Let us engage in a thought experiment. You are teaching a course, and you want your students to participate in an online discussion/debate around some materials. The content that you want your students to discuss and debate is the PBS Frontline episode, "College Inc."  that aired May 4th. The online discussion that you want your students to participate in is the one kicked off by Dean Dad -
First Thoughts on "Frontline." 
Could you accomplish this teaching goal?
In one sense, this is pretty easy - as PBS has put the documentary online  and made it available for free.
Kudos to PBS.
But in another sense, the video will not be equally available and accessible to all of your students. After reading Dean Dad, I was excited to watch College Inc, and join the debate that he kicked off. But streaming the video was not an option for me, as the only window of time I would have to watch the video would be during my oldest daughter's soccer practice (where no WiFi is available). Fortunately, PBS has made the documentary available on iTunes for $1.95. I was able to download the video, and watch it on my iPod Nano (the only mobile screen I happened to have on me today).
So when it comes to acquiring media, I'm a "have." My credit card and iTunes account lets me get the video in a format that allows the most flexibility for viewing - a downloaded file.
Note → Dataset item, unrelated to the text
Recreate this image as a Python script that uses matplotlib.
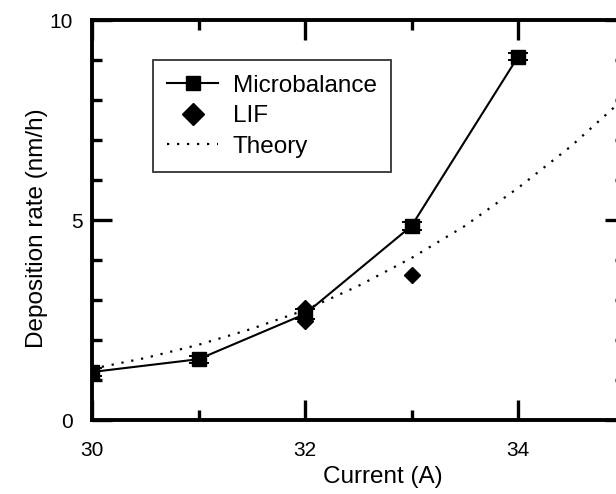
import matplotlib
matplotlib.use("Agg")
import matplotlib.pyplot as plt
from matplotlib.lines import Line2D
from matplotlib.transforms import ScaledTranslation
import numpy as np

plt.rcParams['font.family'] = ['Liberation Sans', 'DejaVu Sans']

# microbalance measurements
mb_current = [30, 31, 32, 33, 34]
mb_rate = [1.2, 1.52, 2.65, 4.85, 9.08]
mb_err = [0.09, 0.09, 0.12, 0.09, 0.09]

# LIF measurements
lif_current = [32, 32, 33]
lif_rate = [2.48, 2.8, 3.62]

# theory curve
th_current = [30.0, 30.5, 31.0, 31.5, 32.0, 32.5, 33.0, 33.5, 34.0, 34.5, 35.0]
th_rate = [1.28, 1.55, 1.88, 2.28, 2.75, 3.35, 4.05, 4.85, 5.8, 6.85, 8.05]

fig = plt.figure(figsize=(6.16, 4.94), dpi=100)
# right spine lies just past the picture edge in the original
ax = fig.add_axes([92/616, 74/494, 532.5/616, 400/494])

ax.plot(th_current, th_rate, color='black', lw=1.6, ls=(0, (1, 3.5)))
ax.errorbar(mb_current, mb_rate, yerr=mb_err, color='black', lw=1.5,
            marker='s', ms=10, capsize=7.5, capthick=1.4, elinewidth=1.4)
ax.plot(lif_current, lif_rate, ls='none', marker='D', ms=8.3, color='black')

ax.set_xlim(30, 35)
ax.set_ylim(0, 10)
ax.set_xticks([30, 32, 34])
ax.set_xticks([31, 33, 35], minor=True)
ax.set_yticks([0, 5, 10])
ax.set_yticks(np.arange(1, 10), minor=True)

for s in ax.spines.values():
    s.set_linewidth(2.8)
ax.tick_params(which='both', direction='in', top=True, right=True,
               width=2.4, labelsize=15)
ax.tick_params(which='major', length=14.5, pad=15)
ax.tick_params(which='minor', length=7.5)
ax.tick_params(axis='y', which='major', pad=14)

# the "5" label sits further right in the original
fig.canvas.draw()
lab5 = ax.get_yticklabels()[1]
lab5.set_transform(lab5.get_transform() + ScaledTranslation(0.1, 0, fig.dpi_scale_trans))

ax.set_xlabel('Current (A)', fontsize=17.5)
ax.xaxis.set_label_coords((383 - 92) / 532.5, -0.115)
ax.set_ylabel('Deposition rate (nm/h)', fontsize=17.5)
ax.yaxis.set_label_coords(-0.082, 0.48)

handles = [
    Line2D([], [], color='black', lw=1.5, marker='s', ms=9.5),
    Line2D([], [], color='black', ls='none', marker='D', ms=11),
    Line2D([], [], color='black', lw=1.6, ls=(0, (1, 3.5))),
]
leg = ax.legend(handles, ['Microbalance', 'LIF', 'Theory'],
                loc='upper left', bbox_to_anchor=(0.114, 0.9),
                fontsize=17.5, frameon=True, fancybox=False,
                edgecolor='black', handlelength=2.1, handletextpad=0.6,
                labelspacing=0.35, borderpad=0.6, borderaxespad=0)
leg.get_frame().set_linewidth(1.3)

fig.savefig('out.png', dpi=100)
Will we see a future in which some students can buy full and flexible access to curricular media, while others must limit themselves to the devices and file formats that are freely available?
How does the principal of universal access to curriculum, regardless of resources, square with an emerging reality of the "paid" download and the "free" stream?
Will some students bypass the available curricular media if it is only available via streaming, if they can afford to purchase the files for the mobile devices that provide them with this flexibility?
This thought experiment had pretty generous terms. A free stream is available. But what about cases where a free stream is not available, and the downloadable file for pay is the only one available? Will faculty be cut-off from assigning media that is as topical and relevant as College Inc? Will curricular media loose its velocity, as the traditional curricular acquisition and distribution cycle lags behind the new markets for downloadable video?
I understand that content providers (iTunes, Amazon, etc.) have not developed reasonable or viable models for academic institutions to license downloadable content. And I understand the legal (i.e. lawsuit) concerns amongst academic institutions for providing curricular media in downloadable format for mobile devices. What I'm hoping for is a discussion around the divergence of learning opportunities based on the ability to pay.